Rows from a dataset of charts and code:
---

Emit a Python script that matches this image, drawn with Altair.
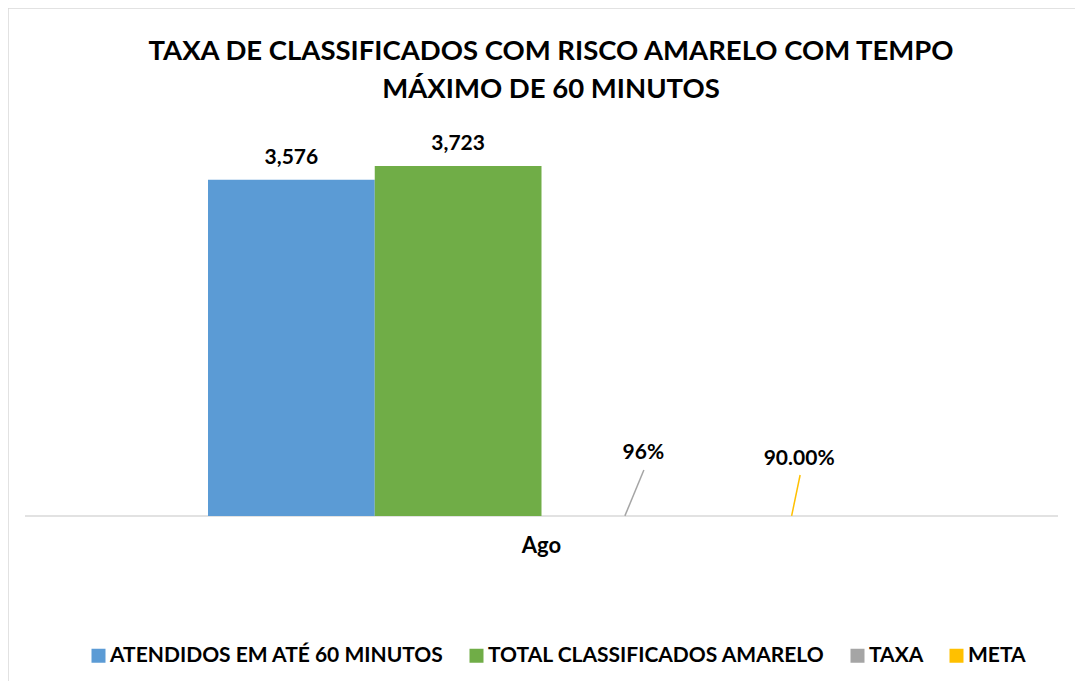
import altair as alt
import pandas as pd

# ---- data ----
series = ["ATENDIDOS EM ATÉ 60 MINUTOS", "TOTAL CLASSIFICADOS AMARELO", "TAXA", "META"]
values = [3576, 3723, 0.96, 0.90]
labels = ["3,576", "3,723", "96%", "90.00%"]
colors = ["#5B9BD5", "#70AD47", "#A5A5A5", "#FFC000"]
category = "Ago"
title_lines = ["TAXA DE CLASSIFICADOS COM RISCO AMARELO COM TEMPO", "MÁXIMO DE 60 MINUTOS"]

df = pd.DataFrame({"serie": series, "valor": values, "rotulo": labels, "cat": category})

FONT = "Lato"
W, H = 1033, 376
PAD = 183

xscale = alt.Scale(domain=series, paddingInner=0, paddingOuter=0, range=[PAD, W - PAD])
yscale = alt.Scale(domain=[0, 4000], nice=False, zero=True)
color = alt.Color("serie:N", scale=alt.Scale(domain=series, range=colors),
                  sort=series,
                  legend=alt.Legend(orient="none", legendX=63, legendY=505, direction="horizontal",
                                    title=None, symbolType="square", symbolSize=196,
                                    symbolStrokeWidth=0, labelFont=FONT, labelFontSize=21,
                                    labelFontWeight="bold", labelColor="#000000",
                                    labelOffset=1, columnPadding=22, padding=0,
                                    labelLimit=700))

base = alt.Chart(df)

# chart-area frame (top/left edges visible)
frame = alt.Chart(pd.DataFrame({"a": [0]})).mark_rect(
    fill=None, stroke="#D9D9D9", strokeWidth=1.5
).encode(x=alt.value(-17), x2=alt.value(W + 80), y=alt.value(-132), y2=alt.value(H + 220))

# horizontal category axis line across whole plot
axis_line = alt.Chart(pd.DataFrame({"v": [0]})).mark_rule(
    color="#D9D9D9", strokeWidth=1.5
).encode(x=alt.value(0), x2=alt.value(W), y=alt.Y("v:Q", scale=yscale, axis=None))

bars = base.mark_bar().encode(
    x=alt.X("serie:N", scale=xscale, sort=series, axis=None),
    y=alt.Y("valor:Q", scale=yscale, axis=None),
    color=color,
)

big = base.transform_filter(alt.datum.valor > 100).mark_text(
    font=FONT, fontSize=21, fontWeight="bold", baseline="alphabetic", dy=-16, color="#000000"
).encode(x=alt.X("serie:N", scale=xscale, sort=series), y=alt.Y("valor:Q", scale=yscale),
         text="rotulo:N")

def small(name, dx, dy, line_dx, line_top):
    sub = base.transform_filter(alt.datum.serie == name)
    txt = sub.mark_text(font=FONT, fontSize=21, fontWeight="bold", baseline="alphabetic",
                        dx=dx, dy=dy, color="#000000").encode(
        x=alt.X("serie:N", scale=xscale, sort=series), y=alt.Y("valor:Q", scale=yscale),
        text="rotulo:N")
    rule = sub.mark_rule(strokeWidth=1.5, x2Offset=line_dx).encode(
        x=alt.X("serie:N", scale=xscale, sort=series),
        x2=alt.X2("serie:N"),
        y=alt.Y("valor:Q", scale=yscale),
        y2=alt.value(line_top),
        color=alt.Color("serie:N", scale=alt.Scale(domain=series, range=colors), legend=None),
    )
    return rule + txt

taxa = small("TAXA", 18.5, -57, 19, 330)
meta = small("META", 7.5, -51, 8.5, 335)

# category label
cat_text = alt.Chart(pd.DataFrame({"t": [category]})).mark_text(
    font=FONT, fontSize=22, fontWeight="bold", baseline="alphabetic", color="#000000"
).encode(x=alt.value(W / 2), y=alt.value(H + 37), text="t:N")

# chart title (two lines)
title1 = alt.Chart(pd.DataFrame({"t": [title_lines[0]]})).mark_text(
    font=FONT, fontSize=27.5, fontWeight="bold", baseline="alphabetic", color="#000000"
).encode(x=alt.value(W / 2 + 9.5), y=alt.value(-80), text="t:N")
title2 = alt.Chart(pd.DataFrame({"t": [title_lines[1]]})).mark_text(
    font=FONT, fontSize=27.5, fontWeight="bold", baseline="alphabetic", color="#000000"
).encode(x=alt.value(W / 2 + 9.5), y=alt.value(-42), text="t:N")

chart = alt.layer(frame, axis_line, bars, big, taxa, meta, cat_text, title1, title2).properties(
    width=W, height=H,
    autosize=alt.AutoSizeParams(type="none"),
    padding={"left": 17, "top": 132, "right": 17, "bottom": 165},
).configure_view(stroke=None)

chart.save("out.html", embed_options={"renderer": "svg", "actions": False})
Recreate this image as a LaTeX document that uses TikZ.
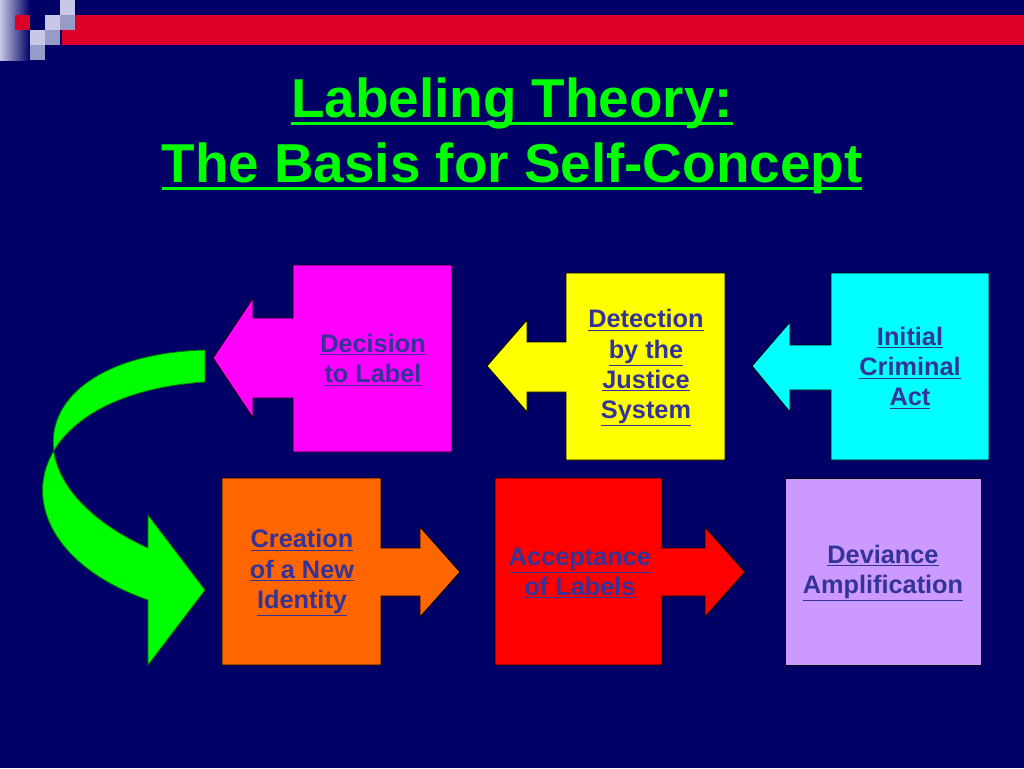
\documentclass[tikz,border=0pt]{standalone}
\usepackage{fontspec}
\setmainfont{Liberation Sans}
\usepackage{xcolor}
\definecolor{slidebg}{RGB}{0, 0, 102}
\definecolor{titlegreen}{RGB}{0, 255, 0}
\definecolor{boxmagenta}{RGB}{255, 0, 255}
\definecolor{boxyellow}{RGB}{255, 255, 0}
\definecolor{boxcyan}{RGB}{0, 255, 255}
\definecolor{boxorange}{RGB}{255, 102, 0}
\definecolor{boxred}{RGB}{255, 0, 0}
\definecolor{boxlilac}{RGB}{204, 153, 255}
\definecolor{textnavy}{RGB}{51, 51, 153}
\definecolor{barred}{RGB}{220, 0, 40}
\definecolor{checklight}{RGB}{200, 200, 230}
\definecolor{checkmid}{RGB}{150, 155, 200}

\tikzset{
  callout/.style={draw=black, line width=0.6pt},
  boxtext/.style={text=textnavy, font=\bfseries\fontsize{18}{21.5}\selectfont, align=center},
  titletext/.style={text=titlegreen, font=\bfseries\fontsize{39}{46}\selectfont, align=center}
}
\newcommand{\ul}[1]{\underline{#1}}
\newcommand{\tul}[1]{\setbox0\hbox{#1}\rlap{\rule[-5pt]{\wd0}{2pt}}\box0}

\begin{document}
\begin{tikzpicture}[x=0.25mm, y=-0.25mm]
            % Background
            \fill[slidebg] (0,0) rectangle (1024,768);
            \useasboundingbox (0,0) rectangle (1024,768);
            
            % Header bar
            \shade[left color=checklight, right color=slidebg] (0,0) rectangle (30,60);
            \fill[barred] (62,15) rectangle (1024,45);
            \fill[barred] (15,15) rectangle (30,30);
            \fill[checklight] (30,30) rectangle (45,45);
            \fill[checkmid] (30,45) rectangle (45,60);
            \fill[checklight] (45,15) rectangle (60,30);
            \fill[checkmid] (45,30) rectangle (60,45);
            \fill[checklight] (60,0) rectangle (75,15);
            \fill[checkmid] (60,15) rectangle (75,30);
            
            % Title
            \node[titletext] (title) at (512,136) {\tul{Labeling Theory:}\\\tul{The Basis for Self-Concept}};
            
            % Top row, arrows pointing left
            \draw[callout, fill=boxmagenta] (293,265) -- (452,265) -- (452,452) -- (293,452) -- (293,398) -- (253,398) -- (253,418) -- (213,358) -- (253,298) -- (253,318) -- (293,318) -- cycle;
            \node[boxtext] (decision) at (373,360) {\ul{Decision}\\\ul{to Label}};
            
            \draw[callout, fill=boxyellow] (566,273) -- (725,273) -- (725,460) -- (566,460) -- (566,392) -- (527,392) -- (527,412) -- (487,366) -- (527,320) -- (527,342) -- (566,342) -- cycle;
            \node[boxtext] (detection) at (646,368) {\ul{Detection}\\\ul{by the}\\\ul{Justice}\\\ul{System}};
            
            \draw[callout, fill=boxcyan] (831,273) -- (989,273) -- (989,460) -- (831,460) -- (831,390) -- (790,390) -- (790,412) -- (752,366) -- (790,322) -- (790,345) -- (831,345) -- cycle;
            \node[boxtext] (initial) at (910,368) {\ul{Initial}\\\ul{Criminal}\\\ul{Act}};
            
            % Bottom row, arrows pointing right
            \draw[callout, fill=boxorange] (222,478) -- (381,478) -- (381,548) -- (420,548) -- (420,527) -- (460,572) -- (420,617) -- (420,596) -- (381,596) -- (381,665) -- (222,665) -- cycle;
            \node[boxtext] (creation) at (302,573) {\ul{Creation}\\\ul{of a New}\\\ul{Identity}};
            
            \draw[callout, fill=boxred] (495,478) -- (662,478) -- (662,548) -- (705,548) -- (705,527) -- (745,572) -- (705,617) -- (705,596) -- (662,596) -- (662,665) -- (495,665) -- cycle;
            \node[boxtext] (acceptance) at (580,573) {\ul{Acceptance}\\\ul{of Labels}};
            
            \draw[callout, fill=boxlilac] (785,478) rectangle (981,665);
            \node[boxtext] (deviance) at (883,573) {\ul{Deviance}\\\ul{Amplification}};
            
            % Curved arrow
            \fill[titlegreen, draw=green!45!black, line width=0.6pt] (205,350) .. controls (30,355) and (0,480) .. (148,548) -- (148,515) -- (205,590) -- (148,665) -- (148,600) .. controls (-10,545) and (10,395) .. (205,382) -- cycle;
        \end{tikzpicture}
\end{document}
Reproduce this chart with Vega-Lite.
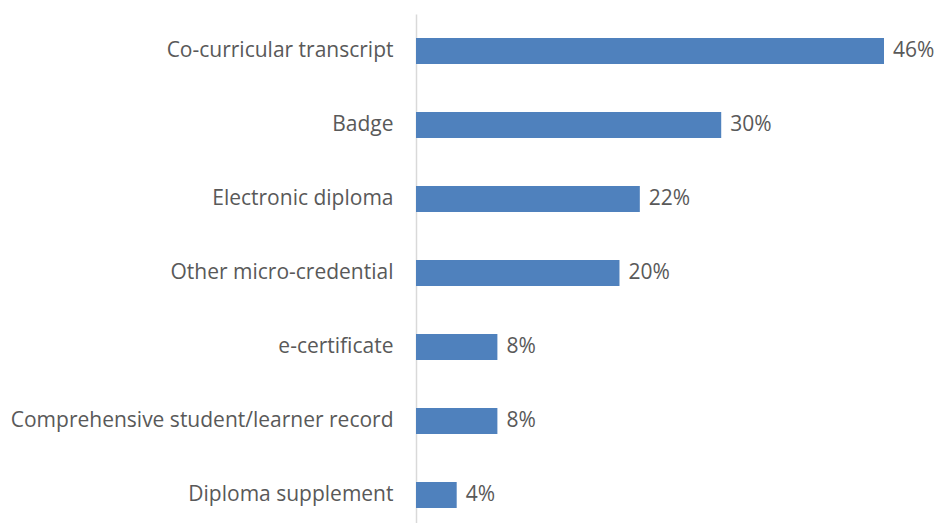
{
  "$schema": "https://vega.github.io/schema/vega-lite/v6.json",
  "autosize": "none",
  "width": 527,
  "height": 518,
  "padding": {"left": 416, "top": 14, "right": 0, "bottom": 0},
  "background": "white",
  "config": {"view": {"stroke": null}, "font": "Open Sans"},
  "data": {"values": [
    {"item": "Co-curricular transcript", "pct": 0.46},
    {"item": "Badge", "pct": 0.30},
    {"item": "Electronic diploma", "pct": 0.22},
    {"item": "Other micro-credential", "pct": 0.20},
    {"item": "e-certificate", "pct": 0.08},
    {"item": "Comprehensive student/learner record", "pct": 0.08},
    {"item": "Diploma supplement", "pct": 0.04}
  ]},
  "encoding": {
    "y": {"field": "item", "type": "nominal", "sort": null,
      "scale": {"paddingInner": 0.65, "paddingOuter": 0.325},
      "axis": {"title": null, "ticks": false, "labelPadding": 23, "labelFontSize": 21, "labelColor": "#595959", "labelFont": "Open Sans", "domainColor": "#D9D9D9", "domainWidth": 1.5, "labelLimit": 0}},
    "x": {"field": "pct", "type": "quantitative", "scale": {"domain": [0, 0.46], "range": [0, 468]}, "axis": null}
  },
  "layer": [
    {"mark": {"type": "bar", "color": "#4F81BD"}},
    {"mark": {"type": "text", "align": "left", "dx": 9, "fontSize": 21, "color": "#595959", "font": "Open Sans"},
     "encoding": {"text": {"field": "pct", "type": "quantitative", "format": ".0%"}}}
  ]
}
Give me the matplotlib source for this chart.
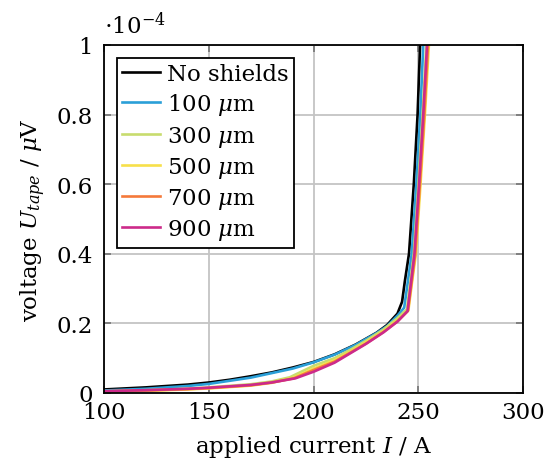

---

- [THE EXERCISE] Return, please, the exact lines from the beginning of the entries above through the line containing "base = alt.Chart(df)", both included; pictures are left out.

- [PROBLEM SOLUTION]
Emit a Python script that matches this image, drawn with Altair.
import altair as alt
import pandas as pd

# ---- data ----
series = ["ATENDIDOS EM ATÉ 60 MINUTOS", "TOTAL CLASSIFICADOS AMARELO", "TAXA", "META"]
values = [3576, 3723, 0.96, 0.90]
labels = ["3,576", "3,723", "96%", "90.00%"]
colors = ["#5B9BD5", "#70AD47", "#A5A5A5", "#FFC000"]
category = "Ago"
title_lines = ["TAXA DE CLASSIFICADOS COM RISCO AMARELO COM TEMPO", "MÁXIMO DE 60 MINUTOS"]

df = pd.DataFrame({"serie": series, "valor": values, "rotulo": labels, "cat": category})

FONT = "Lato"
W, H = 1033, 376
PAD = 183

xscale = alt.Scale(domain=series, paddingInner=0, paddingOuter=0, range=[PAD, W - PAD])
yscale = alt.Scale(domain=[0, 4000], nice=False, zero=True)
color = alt.Color("serie:N", scale=alt.Scale(domain=series, range=colors),
                  sort=series,
                  legend=alt.Legend(orient="none", legendX=63, legendY=505, direction="horizontal",
                                    title=None, symbolType="square", symbolSize=196,
                                    symbolStrokeWidth=0, labelFont=FONT, labelFontSize=21,
                                    labelFontWeight="bold", labelColor="#000000",
                                    labelOffset=1, columnPadding=22, padding=0,
                                    labelLimit=700))

base = alt.Chart(df)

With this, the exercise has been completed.